#### Task prompt
Which lines have the string "that"? Copy all of them from the entries below.

#### Input data
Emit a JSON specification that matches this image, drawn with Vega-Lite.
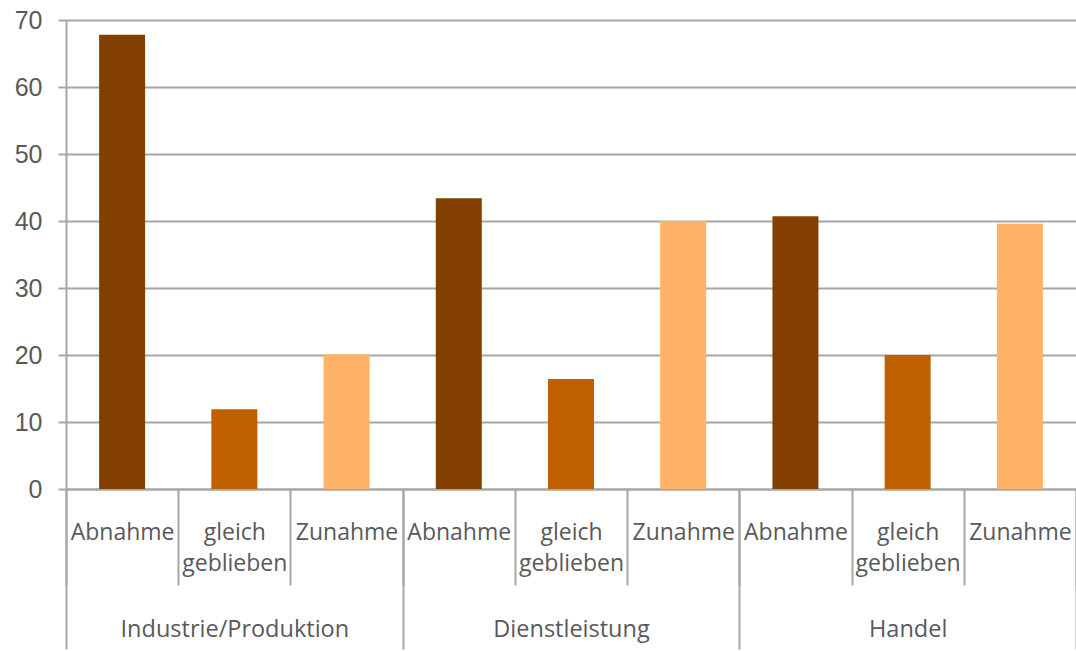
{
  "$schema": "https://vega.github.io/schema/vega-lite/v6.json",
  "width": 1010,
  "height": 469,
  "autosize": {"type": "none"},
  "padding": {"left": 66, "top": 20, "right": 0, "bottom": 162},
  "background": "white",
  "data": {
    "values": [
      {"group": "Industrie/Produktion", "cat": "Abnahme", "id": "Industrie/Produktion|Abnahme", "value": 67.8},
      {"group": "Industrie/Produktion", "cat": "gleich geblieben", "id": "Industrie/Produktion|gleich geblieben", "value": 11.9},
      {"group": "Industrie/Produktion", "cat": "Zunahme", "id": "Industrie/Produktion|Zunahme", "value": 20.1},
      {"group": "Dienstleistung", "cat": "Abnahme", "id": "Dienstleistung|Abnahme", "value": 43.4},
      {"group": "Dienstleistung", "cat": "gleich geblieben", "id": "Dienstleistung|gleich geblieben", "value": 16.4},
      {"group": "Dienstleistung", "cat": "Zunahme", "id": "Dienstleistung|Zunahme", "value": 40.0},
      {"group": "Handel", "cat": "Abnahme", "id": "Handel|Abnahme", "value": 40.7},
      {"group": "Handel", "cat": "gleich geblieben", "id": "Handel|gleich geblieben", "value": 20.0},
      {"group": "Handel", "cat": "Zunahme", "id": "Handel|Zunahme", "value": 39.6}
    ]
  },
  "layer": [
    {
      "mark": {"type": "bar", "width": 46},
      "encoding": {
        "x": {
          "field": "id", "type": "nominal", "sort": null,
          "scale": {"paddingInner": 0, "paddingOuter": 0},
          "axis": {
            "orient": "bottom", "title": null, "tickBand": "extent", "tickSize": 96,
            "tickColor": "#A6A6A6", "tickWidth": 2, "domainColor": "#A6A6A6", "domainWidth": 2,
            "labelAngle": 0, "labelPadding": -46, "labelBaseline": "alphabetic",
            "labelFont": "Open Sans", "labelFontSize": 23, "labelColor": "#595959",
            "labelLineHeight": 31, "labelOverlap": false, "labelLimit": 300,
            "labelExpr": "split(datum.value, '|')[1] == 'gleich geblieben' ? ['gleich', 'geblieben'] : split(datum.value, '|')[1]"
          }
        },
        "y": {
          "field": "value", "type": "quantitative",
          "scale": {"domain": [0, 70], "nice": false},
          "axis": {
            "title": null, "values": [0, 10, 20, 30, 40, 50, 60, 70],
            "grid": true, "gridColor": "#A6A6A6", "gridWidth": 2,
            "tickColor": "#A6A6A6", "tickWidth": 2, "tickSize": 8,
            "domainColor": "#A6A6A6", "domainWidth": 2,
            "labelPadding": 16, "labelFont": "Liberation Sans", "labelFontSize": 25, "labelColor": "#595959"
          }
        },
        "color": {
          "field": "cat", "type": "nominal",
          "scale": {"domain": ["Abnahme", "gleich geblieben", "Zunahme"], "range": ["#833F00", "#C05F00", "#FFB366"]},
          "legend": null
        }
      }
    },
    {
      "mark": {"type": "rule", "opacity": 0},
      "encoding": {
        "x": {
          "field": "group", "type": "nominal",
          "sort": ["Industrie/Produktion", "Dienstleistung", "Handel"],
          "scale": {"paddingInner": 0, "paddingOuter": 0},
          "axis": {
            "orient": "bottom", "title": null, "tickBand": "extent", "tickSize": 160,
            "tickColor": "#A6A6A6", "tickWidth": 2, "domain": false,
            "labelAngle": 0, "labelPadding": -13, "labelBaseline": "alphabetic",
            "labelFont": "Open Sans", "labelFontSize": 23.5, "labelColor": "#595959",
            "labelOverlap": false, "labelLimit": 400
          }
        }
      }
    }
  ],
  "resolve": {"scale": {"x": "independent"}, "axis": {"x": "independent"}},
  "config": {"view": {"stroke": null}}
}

==

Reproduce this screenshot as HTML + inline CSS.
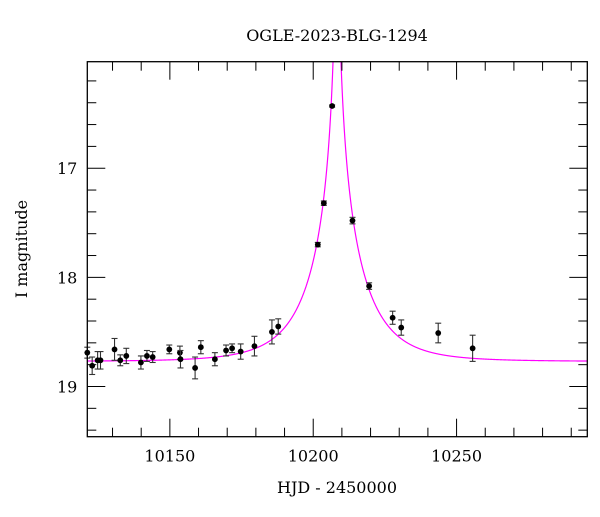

---

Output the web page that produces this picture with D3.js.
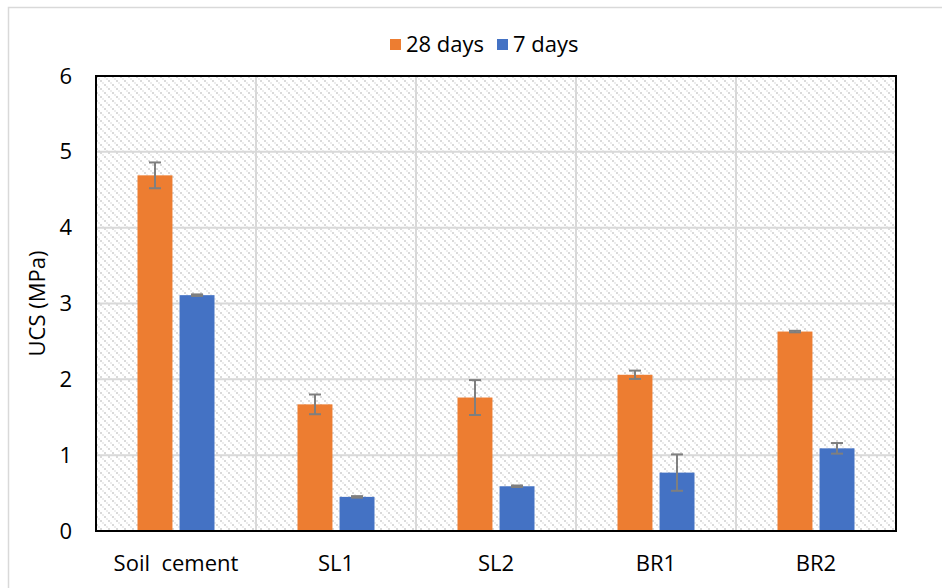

#### Answer to this exercise
Emit a JSON specification that matches this image, drawn with Vega-Lite.
Output the web page that produces this picture with D3.js.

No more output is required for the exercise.